La construction d'un pont en maçonnerie exige que des masses énormes soient extraites de la terre, transportées péniblement, et entassées, non sans difficulté et sans danger, sur la rivière qu'il s'agit de traverser. Les ponts suspendus à des chaînes appartiennent évidemment à une industrie plus parfaite. En effet, lorsqu'il s'agit d'établir sur une rivière une communication, l'art consiste à faire le moins de dépense, et à employer le moins de matière qu'il est possible.

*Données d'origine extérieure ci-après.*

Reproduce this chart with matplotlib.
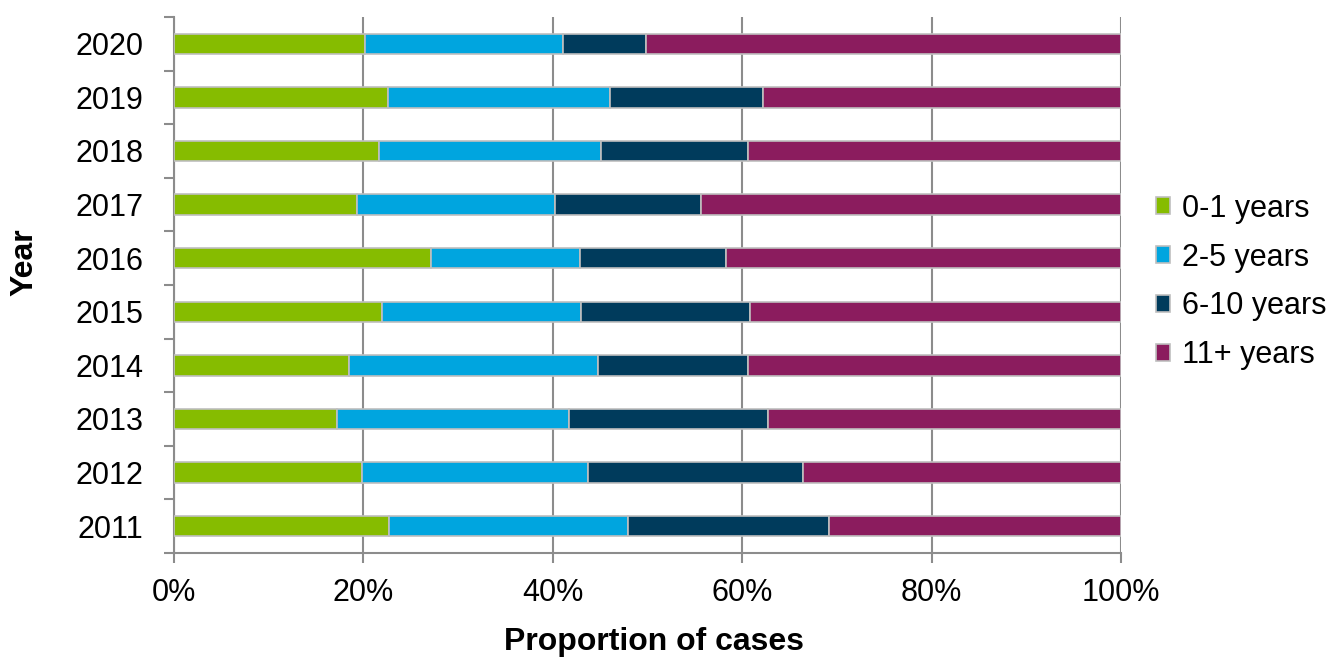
import matplotlib.pyplot as plt
import numpy as np

# share of cases by age group, percent of each year's total
years = ["2011", "2012", "2013", "2014", "2015", "2016", "2017", "2018", "2019", "2020"]
age_0_1 = [22.7, 19.9, 17.2, 18.5, 22.0, 27.1, 19.3, 21.7, 22.6, 20.2]
age_2_5 = [25.2, 23.8, 24.5, 26.3, 21.0, 15.8, 20.9, 23.4, 23.4, 20.9]
age_6_10 = [21.3, 22.7, 21.0, 15.8, 17.8, 15.4, 15.5, 15.5, 16.2, 8.7]
age_11_plus = [30.8, 33.6, 37.3, 39.4, 39.2, 41.7, 44.3, 39.4, 37.8, 50.2]

groups = ["0-1 years", "2-5 years", "6-10 years", "11+ years"]
colors = ["#86BC00", "#00A5DF", "#003B5C", "#8B1C5E"]
x_ticks = [0, 20, 40, 60, 80, 100]

plt.rcParams["font.family"] = ["Liberation Sans", "DejaVu Sans"]

W, H = 1335, 657
fig = plt.figure(figsize=(W / 100, H / 100), dpi=100)
ax = fig.add_axes([174 / W, 1 - 553 / H, (1121 - 174) / W, (553 - 17) / H])

y = np.arange(len(years))
left = np.zeros(len(years))
for vals, col, name in zip([age_0_1, age_2_5, age_6_10, age_11_plus], colors, groups):
    ax.barh(y, vals, left=left, height=0.38, color=col, edgecolor="#BFBFBF",
            linewidth=1.2, label=name, zorder=3)
    left += np.array(vals)

gray = "#8C8C8C"
ax.set_xlim(0, 100)
ax.set_ylim(-0.5, len(years) - 0.5)
ax.set_xticks(x_ticks)
ax.set_xticklabels([f"{t}%" for t in x_ticks], fontsize=22)
ax.xaxis.grid(True, color=gray, linewidth=1.5, zorder=0)
ax.set_yticks(y)
ax.set_yticklabels(years, fontsize=22)
ax.set_yticks(np.arange(-0.5, len(years)), minor=True)
ax.tick_params(axis="y", which="major", length=0, pad=22)
ax.tick_params(axis="y", which="minor", length=7, width=1.5, color=gray)
ax.tick_params(axis="x", length=7, width=1.5, color=gray, pad=11)

for side in ["top", "right"]:
    ax.spines[side].set_visible(False)
for side in ["left", "bottom"]:
    ax.spines[side].set_color(gray)
    ax.spines[side].set_linewidth(1.5)

fig.text(654 / W, 1 - 642 / H, "Proportion of cases", fontsize=23,
         fontweight="bold", ha="center", va="center")
fig.text(24 / W, 1 - 262 / H, "Year", fontsize=23, fontweight="bold",
         rotation=90, ha="center", va="center")

fig.legend(loc="center left", bbox_to_anchor=(1156 / W, 1 - 282 / H), frameon=False,
           fontsize=22, handlelength=0.45, handleheight=0.45,
           handletextpad=0.4, labelspacing=0.62, borderpad=0, borderaxespad=0)

fig.savefig("out.png", dpi=100)
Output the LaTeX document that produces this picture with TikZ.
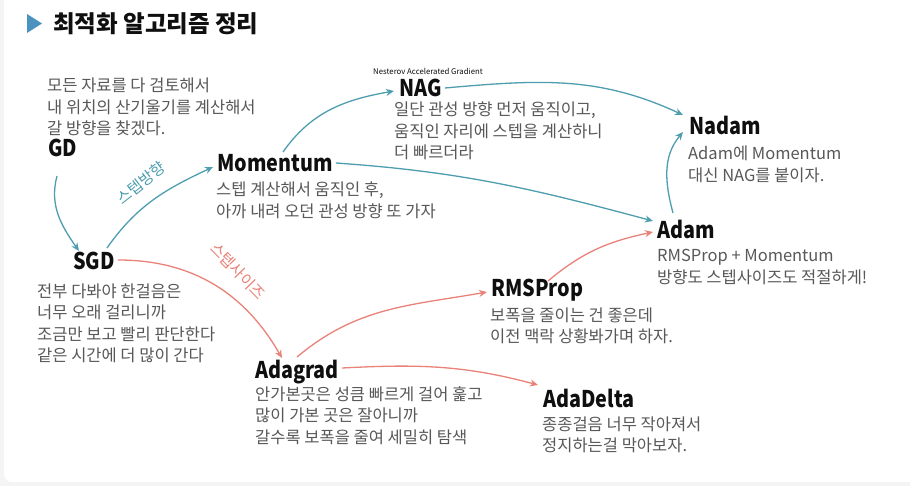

Les cons-. tructions en chaînes de fer satisfont bien mieux à ces conditions que les constructions en maçonneric; elles coûteront

toujours beaucoup moins, et seront incomparablement plus légères. On peut remarquer aussi que la dépense causée par un pont en pierre est ordinairement employée en très-grande partie à payer des chevaux de transport, et des ouvriers qui exercent une industrie grossière, et gagnent trop peu pour vivre avec aisance. La même dépense, appliquée aux ponts suspendus à des chaînes, sert à développer une industrie plus relevée, qu'il est de l'intérêt de l'État d'encourager, et à faire vivre des ouvriers plus habiles.

La propriété caractéristique de ces ponts consiste en ce qu'ils forment un système flexible qui peut se prêter, sans qu'aucune pièce soit exposée à rompre, à tous les changemens de figure que des causes quelconques tendraient à produire; et qu'après ces changemens, la construction, abandonnée à ellemême, reprend spontanément la figure qui lui avait été donnée. Les ponts ordinaires n'offrent pas la même propriété, et c'est surtout par cette raison qu'il n'est pas possible de donner à leurs arches une ouverture très-considérable. Les ponts suspendus, au contraire, paraissent éminemment propres à franchir sans points d'appui intermédiaires les plus grands espaces; et l'ingénieur qui a construit en Angleterre le premier pont de ce genre destiné au passage des voitures, n'a point hésité à lui donner une étendue qui dépasse beaucoup celle des arches les plus hardies qui aient été faites en fer fondu. On reconnaît effectivement, d'après la manière dont la force des chaînes doit être proportionnée à l'ouverture des arches, que les limites de cette ouverture, dans les ponts suspendus, sont trèsétendues, pourvu que l'on soit le maître d'élever suffisamment les points d'attache des chaînes. On pourrait facilement construire une arche de 500 mètres, avec des supports de 30 mètres de hauteur; et cet édifice, du succès duquel il n'est aucune raison de douter, ne causerait pas une très-grande dépense.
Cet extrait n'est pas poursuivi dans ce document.